[DATASET EXTRACT]:

----------------

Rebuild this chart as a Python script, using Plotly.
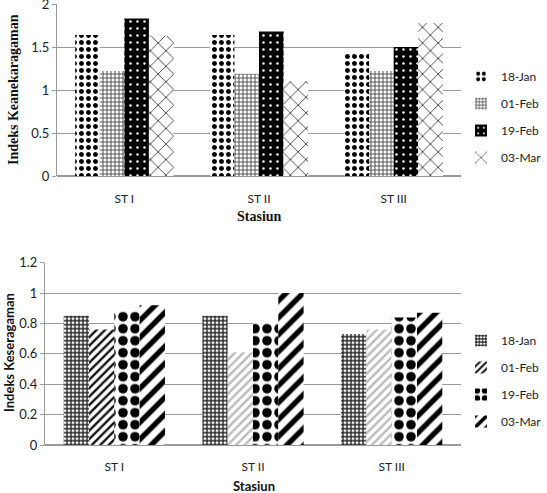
import plotly.graph_objects as go

categories = ["ST I", "ST II", "ST III"]
series_names = ["18-Jan", "01-Feb", "19-Feb", "03-Mar"]

# Indeks Keanekaragaman (top chart)
div_18jan = [1.64, 1.64, 1.43]
div_01feb = [1.22, 1.19, 1.22]
div_19feb = [1.83, 1.68, 1.50]
div_03mar = [1.63, 1.10, 1.78]

# Indeks Keseragaman (bottom chart)
even_18jan = [0.85, 0.85, 0.73]
even_01feb = [0.76, 0.61, 0.76]
even_19feb = [0.88, 0.81, 0.84]
even_03mar = [0.92, 1.00, 0.87]

W, H = 547, 493
def px(x): return x / W
def py(y): return 1 - y / H

TICKFONT = dict(family="Lato, Open Sans, sans-serif", size=12, color="#222")
SERIF = "Liberation Serif, Times New Roman, serif"
SANS = "Lato, Open Sans, sans-serif"

top_patterns = [
    dict(shape=".", fgcolor="black", bgcolor="white", size=7, solidity=0.4, fillmode="replace"),
    dict(shape="+", fgcolor="#555", bgcolor="white", size=4, solidity=0.45, fillmode="replace"),
    dict(shape=".", fgcolor="white", bgcolor="black", size=7, solidity=0.1, fillmode="replace"),
    dict(shape="x", fgcolor="black", bgcolor="white", size=11, solidity=0.12, fillmode="replace"),
]
bot_patterns = [
    dict(shape="+", fgcolor="#222", bgcolor="white", size=4, solidity=0.55, fillmode="replace"),
    dict(shape="/", fgcolor=["#111", "#bbb", "#bbb"], bgcolor="white", size=6, solidity=0.4, fillmode="replace"),
    dict(shape=".", fgcolor="black", bgcolor="white", size=12, solidity=0.5, fillmode="replace"),
    dict(shape="/", fgcolor="black", bgcolor="white", size=12, solidity=0.45, fillmode="replace"),
]

fig = go.Figure()
top_vals = [div_18jan, div_01feb, div_19feb, div_03mar]
bot_vals = [even_18jan, even_01feb, even_19feb, even_03mar]

for i, (name, vals) in enumerate(zip(series_names, top_vals)):
    fig.add_trace(go.Bar(
        x=categories, y=vals, name=name, xaxis="x", yaxis="y",
        marker=dict(color="white", line=dict(width=0), pattern=top_patterns[i]),
        legend="legend", legendgroup="t" + str(i),
    ))
for i, (name, vals) in enumerate(zip(series_names, bot_vals)):
    fig.add_trace(go.Bar(
        x=categories, y=vals, name=name, xaxis="x2", yaxis="y2",
        marker=dict(color="white", line=dict(width=0), pattern=bot_patterns[i]),
        legend="legend2", legendgroup="b" + str(i),
    ))

grid = "#9a9a9a"
clear = "rgba(0,0,0,0)"
fig.update_layout(
    width=W, height=H,
    margin=dict(l=0, r=0, t=0, b=0, autoexpand=False),
    paper_bgcolor="white", plot_bgcolor="white",
    barmode="group", bargap=0.27, bargroupgap=0,
    xaxis=dict(domain=[px(57), px(461)], anchor="y", showgrid=False, tickfont=TICKFONT,
               ticks="outside", ticklen=12, tickcolor=clear, showline=False, automargin=False),
    yaxis=dict(domain=[py(176), py(4)], anchor="x", range=[0, 2],
               tickvals=[0, 0.5, 1, 1.5, 2], ticktext=["0", "0.5", "1", "1.5", "2"],
               showgrid=True, gridcolor=grid, gridwidth=1, zeroline=True, zerolinecolor=grid,
               showline=True, linecolor=grid, ticks="outside", ticklen=4, tickcolor=grid,
               automargin=False, ticklabeloverflow="allow",
               tickfont=dict(family=SANS, size=13, color="#222")),
    xaxis2=dict(domain=[px(45), px(461)], anchor="y2", showgrid=False, tickfont=TICKFONT,
                ticks="outside", ticklen=11, tickcolor=clear, showline=False, automargin=False),
    yaxis2=dict(domain=[py(445), py(262.7)], anchor="x2", range=[0, 1.2],
                tickvals=[0, 0.2, 0.4, 0.6, 0.8, 1.0, 1.2],
                ticktext=["0", "0.2", "0.4", "0.6", "0.8", "1", "1.2"],
                showgrid=True, gridcolor=grid, gridwidth=1, zeroline=True, zerolinecolor=grid,
                showline=True, linecolor=grid, ticks="outside", ticklen=4, tickcolor=grid,
                automargin=False, ticklabeloverflow="allow",
                tickfont=dict(family=SANS, size=13, color="#222")),
    legend=dict(x=px(461), y=py(62), xanchor="left", yanchor="top",
                font=dict(family=SANS, size=12, color="#222"),
                tracegroupgap=8, itemwidth=30, bgcolor="rgba(0,0,0,0)"),
    legend2=dict(x=px(461), y=py(326), xanchor="left", yanchor="top",
                 font=dict(family=SANS, size=12, color="#222"),
                 tracegroupgap=8, itemwidth=30, bgcolor="rgba(0,0,0,0)"),
    annotations=[
        dict(text="<b>Indeks Keanekaragaman</b>", x=px(13), y=py(90), xref="paper", yref="paper",
             xanchor="center", yanchor="middle",
             textangle=-90, showarrow=False, font=dict(family=SERIF, size=14, color="#111")),
        dict(text="<b>Stasiun</b>", x=px(259), y=py(217), xref="paper", yref="paper",
             xanchor="center", yanchor="middle",
             showarrow=False, font=dict(family=SERIF, size=14, color="#111")),
        dict(text="<b>Indeks Keseragaman</b>", x=px(9), y=py(353), xref="paper", yref="paper",
             xanchor="center", yanchor="middle",
             textangle=-90, showarrow=False, font=dict(family=SANS, size=13, color="#111")),
        dict(text="<b>Stasiun</b>", x=px(254), y=py(486), xref="paper", yref="paper",
             xanchor="center", yanchor="middle",
             showarrow=False, font=dict(family=SANS, size=13, color="#111")),
    ],
)

fig.write_html("out.html", config={"displayModeBar": False},
               post_script="document.body.style.margin='0';document.body.style.padding='0';")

----------------

[WHAT YOU HAVE TO DO]:
Leave out the pictures. Transcribe only the lines above, from the first through the one that contains "bot_vals = [even_18jan, even_01feb, even_19feb, even_03mar]".

[EXERCISE OUTPUT]:
Rebuild this chart as a Python script, using Plotly.
import plotly.graph_objects as go

categories = ["ST I", "ST II", "ST III"]
series_names = ["18-Jan", "01-Feb", "19-Feb", "03-Mar"]

# Indeks Keanekaragaman (top chart)
div_18jan = [1.64, 1.64, 1.43]
div_01feb = [1.22, 1.19, 1.22]
div_19feb = [1.83, 1.68, 1.50]
div_03mar = [1.63, 1.10, 1.78]

# Indeks Keseragaman (bottom chart)
even_18jan = [0.85, 0.85, 0.73]
even_01feb = [0.76, 0.61, 0.76]
even_19feb = [0.88, 0.81, 0.84]
even_03mar = [0.92, 1.00, 0.87]

W, H = 547, 493
def px(x): return x / W
def py(y): return 1 - y / H

TICKFONT = dict(family="Lato, Open Sans, sans-serif", size=12, color="#222")
SERIF = "Liberation Serif, Times New Roman, serif"
SANS = "Lato, Open Sans, sans-serif"

top_patterns = [
    dict(shape=".", fgcolor="black", bgcolor="white", size=7, solidity=0.4, fillmode="replace"),
    dict(shape="+", fgcolor="#555", bgcolor="white", size=4, solidity=0.45, fillmode="replace"),
    dict(shape=".", fgcolor="white", bgcolor="black", size=7, solidity=0.1, fillmode="replace"),
    dict(shape="x", fgcolor="black", bgcolor="white", size=11, solidity=0.12, fillmode="replace"),
]
bot_patterns = [
    dict(shape="+", fgcolor="#222", bgcolor="white", size=4, solidity=0.55, fillmode="replace"),
    dict(shape="/", fgcolor=["#111", "#bbb", "#bbb"], bgcolor="white", size=6, solidity=0.4, fillmode="replace"),
    dict(shape=".", fgcolor="black", bgcolor="white", size=12, solidity=0.5, fillmode="replace"),
    dict(shape="/", fgcolor="black", bgcolor="white", size=12, solidity=0.45, fillmode="replace"),
]

fig = go.Figure()
top_vals = [div_18jan, div_01feb, div_19feb, div_03mar]
bot_vals = [even_18jan, even_01feb, even_19feb, even_03mar]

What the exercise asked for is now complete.